§ Short exercise
Pull out exactly the lines from the line containing "Emit a component" to the line containing "import * as", both lines included, with pictures removed from the copy.
⁂
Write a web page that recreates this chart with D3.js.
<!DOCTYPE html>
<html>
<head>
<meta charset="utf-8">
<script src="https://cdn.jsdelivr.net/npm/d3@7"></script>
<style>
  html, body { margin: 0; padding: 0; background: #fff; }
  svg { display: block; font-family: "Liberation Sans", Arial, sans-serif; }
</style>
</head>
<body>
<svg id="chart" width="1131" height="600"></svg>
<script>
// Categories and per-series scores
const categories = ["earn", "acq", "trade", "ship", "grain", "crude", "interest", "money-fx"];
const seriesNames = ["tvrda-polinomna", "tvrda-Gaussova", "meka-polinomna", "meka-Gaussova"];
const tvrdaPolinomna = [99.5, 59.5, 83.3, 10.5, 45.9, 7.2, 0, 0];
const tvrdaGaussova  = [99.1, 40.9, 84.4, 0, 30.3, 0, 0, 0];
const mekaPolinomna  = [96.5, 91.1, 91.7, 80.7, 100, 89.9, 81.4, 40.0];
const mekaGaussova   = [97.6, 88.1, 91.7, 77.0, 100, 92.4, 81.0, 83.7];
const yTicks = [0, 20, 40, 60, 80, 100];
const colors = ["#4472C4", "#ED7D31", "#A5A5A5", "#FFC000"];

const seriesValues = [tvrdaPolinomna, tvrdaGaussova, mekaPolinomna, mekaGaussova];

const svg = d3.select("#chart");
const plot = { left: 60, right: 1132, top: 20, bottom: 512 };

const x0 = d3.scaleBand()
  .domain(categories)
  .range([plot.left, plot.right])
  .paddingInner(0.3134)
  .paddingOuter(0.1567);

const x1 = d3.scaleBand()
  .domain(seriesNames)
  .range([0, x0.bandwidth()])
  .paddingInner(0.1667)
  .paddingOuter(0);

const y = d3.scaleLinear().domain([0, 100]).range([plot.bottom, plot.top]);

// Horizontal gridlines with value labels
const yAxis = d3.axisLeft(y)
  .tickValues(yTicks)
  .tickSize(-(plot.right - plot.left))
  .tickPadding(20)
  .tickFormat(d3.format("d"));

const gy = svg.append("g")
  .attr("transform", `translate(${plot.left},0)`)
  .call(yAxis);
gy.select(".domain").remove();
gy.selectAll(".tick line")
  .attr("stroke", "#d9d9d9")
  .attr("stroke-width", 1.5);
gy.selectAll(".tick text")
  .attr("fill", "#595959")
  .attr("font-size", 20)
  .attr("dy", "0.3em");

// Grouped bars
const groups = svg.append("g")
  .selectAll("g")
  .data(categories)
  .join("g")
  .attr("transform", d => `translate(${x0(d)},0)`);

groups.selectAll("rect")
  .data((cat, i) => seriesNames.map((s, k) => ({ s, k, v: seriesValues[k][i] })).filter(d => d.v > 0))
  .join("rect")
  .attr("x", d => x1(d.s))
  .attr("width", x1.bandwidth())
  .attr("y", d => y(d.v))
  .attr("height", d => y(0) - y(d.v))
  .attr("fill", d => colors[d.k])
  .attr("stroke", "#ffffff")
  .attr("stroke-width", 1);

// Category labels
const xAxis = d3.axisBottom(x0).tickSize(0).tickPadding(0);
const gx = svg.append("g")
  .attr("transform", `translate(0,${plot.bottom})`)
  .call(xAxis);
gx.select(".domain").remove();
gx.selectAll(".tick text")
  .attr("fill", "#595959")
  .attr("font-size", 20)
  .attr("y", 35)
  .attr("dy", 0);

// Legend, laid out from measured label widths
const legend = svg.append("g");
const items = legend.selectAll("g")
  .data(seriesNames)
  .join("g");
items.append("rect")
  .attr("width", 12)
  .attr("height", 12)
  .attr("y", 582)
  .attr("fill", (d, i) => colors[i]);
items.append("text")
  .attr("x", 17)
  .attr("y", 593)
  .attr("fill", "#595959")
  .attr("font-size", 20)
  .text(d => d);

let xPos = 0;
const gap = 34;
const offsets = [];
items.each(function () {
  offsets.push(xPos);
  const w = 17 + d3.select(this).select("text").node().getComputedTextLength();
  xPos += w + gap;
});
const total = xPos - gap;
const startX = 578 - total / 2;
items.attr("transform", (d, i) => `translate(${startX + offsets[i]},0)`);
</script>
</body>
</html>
⁂
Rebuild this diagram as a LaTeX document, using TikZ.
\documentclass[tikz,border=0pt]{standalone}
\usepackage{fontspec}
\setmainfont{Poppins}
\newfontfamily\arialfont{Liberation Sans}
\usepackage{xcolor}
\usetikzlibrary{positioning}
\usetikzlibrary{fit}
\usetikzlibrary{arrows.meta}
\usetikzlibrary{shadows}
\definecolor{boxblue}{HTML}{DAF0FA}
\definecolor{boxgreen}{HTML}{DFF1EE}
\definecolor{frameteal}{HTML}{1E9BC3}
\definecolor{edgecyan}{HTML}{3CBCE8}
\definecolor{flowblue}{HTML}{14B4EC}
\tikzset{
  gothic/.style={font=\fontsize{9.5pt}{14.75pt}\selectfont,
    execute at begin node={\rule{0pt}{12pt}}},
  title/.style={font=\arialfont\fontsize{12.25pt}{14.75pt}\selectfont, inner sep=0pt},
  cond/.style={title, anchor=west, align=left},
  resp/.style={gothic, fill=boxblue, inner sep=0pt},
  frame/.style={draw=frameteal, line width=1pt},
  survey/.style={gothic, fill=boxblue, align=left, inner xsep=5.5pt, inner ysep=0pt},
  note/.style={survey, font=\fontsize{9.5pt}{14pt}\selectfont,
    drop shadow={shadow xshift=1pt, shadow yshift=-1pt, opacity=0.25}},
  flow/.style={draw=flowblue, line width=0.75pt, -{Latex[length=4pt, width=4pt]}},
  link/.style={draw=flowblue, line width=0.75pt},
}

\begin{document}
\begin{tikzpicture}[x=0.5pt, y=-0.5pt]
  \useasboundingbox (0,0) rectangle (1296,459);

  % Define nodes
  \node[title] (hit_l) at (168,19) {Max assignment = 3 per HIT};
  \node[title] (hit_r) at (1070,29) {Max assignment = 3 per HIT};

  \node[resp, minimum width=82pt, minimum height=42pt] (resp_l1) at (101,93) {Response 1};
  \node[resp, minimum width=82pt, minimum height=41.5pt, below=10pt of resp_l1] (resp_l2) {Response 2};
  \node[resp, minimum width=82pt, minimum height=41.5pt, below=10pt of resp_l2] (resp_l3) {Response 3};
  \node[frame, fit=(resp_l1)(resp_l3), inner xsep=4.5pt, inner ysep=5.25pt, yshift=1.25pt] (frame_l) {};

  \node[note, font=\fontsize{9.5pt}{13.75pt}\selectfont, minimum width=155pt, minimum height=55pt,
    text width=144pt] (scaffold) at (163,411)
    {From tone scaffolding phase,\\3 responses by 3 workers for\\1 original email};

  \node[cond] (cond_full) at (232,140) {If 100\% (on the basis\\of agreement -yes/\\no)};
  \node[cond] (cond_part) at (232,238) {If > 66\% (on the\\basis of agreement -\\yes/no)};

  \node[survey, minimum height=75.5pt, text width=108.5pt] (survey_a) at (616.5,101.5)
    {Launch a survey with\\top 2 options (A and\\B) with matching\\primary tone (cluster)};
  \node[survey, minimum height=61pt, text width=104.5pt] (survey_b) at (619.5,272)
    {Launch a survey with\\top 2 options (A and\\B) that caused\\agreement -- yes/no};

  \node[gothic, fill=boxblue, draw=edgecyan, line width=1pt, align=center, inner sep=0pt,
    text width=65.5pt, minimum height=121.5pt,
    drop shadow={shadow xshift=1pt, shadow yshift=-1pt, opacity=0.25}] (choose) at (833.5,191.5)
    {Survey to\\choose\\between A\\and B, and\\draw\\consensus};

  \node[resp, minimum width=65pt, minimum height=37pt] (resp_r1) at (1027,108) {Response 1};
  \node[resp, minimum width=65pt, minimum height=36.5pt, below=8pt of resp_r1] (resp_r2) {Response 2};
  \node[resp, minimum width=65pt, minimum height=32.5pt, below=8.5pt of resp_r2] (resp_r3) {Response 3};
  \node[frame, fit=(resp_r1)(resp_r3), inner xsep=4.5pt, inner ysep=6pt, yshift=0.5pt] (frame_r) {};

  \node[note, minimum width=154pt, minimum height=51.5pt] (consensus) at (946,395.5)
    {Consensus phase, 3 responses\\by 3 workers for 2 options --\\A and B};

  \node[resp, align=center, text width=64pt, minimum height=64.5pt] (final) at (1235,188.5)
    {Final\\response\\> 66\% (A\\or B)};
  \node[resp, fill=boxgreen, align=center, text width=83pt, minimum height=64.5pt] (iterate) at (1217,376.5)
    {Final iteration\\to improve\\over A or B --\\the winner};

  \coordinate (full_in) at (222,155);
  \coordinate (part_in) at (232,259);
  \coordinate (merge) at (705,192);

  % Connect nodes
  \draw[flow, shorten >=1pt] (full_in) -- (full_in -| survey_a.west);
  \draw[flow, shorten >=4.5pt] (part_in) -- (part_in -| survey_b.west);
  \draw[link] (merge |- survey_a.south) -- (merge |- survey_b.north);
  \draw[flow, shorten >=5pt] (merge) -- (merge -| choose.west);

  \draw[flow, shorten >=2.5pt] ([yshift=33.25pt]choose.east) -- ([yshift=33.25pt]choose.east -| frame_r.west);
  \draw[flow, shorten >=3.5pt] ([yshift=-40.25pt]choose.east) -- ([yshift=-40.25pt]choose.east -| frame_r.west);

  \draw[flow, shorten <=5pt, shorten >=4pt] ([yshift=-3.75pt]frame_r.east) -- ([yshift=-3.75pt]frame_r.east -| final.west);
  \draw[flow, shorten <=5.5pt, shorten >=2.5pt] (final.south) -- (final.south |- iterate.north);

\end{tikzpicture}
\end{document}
⁂
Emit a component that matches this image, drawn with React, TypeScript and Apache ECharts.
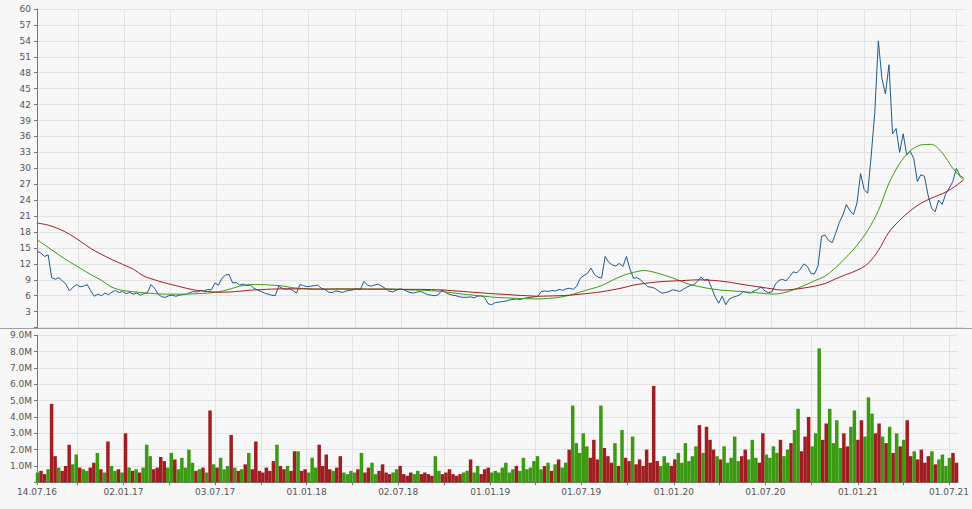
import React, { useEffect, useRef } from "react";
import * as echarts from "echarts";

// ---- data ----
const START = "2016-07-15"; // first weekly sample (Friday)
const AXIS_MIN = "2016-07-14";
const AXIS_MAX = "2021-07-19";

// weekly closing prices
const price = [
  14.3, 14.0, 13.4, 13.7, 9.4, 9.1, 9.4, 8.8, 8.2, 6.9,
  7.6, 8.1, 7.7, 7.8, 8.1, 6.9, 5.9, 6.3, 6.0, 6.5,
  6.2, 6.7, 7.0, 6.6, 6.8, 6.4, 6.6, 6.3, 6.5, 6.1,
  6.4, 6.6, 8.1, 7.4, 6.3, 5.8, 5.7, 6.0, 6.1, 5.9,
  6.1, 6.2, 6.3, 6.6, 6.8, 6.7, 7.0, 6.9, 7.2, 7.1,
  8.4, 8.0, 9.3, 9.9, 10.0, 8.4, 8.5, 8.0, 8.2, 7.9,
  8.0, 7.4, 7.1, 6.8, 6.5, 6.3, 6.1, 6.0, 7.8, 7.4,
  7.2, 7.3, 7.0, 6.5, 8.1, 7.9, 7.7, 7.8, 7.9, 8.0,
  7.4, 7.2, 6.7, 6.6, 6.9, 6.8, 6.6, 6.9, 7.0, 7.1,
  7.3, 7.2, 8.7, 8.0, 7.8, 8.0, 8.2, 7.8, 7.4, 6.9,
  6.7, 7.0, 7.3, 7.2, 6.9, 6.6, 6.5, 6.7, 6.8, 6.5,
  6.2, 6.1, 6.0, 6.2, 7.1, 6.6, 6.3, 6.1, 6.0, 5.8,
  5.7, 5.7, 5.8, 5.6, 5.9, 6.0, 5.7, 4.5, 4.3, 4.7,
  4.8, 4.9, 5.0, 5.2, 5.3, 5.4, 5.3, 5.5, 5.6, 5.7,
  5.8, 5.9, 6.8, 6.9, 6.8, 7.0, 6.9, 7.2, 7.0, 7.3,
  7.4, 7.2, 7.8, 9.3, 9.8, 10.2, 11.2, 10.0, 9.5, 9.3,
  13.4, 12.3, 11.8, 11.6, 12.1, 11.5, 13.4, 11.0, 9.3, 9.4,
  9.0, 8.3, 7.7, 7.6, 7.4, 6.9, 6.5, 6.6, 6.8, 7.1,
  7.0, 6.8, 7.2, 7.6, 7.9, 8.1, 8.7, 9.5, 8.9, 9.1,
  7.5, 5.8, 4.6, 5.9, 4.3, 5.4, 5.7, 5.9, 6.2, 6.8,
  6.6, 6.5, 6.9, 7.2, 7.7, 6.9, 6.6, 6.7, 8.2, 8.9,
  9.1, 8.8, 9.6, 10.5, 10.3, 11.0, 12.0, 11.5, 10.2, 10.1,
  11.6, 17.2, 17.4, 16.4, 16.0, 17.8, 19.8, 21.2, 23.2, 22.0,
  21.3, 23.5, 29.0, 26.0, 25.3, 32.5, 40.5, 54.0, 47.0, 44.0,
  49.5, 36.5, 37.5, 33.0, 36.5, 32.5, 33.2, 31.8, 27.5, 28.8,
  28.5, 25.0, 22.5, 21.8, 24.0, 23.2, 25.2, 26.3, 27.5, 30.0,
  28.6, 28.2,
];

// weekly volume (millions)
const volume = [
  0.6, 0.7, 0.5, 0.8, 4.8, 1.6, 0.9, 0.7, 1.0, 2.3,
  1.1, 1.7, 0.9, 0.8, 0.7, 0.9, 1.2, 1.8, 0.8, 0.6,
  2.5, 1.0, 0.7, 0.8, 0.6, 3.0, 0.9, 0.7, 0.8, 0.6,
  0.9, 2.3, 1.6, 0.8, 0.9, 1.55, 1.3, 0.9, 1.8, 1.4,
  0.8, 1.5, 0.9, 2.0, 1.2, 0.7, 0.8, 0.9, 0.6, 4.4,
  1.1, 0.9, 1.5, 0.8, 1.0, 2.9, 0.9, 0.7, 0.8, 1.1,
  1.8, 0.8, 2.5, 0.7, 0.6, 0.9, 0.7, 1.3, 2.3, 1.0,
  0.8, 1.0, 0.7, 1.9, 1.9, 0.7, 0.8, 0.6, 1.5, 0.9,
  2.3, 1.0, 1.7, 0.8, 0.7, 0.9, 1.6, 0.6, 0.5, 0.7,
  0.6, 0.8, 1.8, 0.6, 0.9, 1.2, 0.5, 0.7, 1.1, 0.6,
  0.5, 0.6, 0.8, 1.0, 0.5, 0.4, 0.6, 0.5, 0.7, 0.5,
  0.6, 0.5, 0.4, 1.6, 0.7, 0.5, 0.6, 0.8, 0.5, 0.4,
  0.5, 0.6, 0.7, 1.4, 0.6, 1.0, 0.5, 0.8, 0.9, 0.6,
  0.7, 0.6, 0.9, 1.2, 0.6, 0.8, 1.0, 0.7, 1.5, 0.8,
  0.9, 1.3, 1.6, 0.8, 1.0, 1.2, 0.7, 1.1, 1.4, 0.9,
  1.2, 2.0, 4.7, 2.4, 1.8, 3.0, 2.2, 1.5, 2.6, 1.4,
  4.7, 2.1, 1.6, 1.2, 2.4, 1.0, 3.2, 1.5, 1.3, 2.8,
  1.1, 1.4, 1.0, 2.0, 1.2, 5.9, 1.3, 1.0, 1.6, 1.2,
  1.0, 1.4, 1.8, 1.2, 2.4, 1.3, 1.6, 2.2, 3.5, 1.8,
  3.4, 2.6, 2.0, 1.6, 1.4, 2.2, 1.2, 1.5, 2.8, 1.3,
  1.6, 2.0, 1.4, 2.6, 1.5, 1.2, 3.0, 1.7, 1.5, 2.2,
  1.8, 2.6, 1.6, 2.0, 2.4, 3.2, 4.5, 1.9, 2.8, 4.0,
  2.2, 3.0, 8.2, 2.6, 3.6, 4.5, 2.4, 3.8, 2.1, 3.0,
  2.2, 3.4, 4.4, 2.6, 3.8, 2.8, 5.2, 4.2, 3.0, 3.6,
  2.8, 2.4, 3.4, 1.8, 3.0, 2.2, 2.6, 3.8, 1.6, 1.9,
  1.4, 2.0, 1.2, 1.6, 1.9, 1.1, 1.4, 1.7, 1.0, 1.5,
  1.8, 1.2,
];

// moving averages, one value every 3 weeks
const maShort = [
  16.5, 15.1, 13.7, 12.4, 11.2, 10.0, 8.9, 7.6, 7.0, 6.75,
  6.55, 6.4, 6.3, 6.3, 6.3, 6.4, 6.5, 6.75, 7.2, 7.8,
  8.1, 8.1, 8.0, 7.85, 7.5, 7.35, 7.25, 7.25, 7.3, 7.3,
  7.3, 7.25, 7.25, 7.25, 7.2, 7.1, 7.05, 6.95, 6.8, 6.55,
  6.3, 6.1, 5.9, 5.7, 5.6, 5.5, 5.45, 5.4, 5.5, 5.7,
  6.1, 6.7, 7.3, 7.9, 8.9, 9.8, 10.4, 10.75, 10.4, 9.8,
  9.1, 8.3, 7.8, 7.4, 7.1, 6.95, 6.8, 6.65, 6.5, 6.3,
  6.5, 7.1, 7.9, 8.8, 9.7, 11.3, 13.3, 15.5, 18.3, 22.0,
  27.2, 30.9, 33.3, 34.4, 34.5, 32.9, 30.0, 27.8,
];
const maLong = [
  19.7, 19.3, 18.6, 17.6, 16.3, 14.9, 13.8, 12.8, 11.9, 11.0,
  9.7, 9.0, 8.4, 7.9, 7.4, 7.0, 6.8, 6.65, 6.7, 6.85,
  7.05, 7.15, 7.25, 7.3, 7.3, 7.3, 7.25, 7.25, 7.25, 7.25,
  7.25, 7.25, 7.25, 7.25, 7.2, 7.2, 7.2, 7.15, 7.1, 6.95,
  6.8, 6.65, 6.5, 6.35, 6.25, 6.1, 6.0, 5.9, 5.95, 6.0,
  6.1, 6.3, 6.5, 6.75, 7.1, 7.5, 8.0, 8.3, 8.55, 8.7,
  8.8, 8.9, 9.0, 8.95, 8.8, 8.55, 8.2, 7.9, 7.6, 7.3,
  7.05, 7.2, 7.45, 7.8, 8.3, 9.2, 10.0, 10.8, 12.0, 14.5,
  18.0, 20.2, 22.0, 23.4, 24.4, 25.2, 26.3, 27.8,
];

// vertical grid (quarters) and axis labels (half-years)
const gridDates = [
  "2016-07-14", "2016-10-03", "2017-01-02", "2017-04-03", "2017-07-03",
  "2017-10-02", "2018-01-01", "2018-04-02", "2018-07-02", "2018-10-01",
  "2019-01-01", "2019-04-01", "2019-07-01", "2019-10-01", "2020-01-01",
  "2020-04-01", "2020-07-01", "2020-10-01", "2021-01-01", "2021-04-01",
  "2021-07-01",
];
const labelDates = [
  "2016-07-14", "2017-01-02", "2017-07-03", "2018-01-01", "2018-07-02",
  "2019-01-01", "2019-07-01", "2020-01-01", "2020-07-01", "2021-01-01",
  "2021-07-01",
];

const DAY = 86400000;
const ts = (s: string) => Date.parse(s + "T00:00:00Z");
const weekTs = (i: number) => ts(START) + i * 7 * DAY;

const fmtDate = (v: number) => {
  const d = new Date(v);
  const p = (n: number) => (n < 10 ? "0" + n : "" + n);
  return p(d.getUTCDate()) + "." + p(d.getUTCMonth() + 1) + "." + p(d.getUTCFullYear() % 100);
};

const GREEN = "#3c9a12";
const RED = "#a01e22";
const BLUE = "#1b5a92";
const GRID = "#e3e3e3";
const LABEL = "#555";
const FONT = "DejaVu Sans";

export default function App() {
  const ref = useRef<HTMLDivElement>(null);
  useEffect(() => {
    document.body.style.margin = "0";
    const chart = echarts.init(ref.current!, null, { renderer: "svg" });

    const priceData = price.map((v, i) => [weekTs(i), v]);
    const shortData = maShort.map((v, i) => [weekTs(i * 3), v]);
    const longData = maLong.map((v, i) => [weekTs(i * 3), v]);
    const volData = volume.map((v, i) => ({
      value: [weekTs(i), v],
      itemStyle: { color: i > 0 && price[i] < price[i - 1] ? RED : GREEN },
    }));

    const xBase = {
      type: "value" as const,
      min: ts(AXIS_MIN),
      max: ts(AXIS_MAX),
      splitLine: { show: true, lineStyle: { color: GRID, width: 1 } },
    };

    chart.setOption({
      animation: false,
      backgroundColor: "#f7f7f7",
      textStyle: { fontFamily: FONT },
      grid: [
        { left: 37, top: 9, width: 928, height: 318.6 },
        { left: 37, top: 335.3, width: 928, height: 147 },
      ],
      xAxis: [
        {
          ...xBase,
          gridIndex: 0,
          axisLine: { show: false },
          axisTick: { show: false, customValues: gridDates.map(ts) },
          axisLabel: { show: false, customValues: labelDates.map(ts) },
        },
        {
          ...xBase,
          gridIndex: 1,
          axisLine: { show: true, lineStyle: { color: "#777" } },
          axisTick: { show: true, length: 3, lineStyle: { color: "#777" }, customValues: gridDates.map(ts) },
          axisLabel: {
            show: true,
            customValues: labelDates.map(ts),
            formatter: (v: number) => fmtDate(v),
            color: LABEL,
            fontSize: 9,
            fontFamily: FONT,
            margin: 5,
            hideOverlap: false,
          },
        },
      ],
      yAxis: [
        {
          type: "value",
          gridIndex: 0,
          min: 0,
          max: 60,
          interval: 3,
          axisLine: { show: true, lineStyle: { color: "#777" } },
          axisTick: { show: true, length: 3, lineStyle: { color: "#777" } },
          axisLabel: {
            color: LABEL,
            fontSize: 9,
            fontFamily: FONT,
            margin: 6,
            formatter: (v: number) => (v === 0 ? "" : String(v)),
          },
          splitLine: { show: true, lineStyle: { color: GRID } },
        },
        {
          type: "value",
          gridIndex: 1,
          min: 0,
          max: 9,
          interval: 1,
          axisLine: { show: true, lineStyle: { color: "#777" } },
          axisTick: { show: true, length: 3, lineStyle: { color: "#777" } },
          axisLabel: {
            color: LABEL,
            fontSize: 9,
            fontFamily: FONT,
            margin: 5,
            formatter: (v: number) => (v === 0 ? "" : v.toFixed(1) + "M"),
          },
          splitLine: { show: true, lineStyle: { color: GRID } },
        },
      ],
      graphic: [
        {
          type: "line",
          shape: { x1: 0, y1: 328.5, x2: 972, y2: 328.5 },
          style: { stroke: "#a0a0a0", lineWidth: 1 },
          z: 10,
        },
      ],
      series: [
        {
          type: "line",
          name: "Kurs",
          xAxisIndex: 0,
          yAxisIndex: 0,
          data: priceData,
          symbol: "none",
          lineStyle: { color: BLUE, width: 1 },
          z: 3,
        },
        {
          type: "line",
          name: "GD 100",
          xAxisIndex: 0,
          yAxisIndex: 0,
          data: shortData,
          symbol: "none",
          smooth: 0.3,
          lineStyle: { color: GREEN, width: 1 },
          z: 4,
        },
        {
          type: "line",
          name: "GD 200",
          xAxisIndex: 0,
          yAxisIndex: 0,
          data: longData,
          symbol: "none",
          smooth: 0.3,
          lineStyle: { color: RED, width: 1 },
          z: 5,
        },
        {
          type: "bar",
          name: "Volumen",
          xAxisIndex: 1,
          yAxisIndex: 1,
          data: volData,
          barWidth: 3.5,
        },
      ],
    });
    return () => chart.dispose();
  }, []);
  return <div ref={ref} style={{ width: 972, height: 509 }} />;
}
⁂
§ Final result
Emit a component that matches this image, drawn with React, TypeScript and Apache ECharts.
import React, { useEffect, useRef } from "react";
import * as echarts from "echarts";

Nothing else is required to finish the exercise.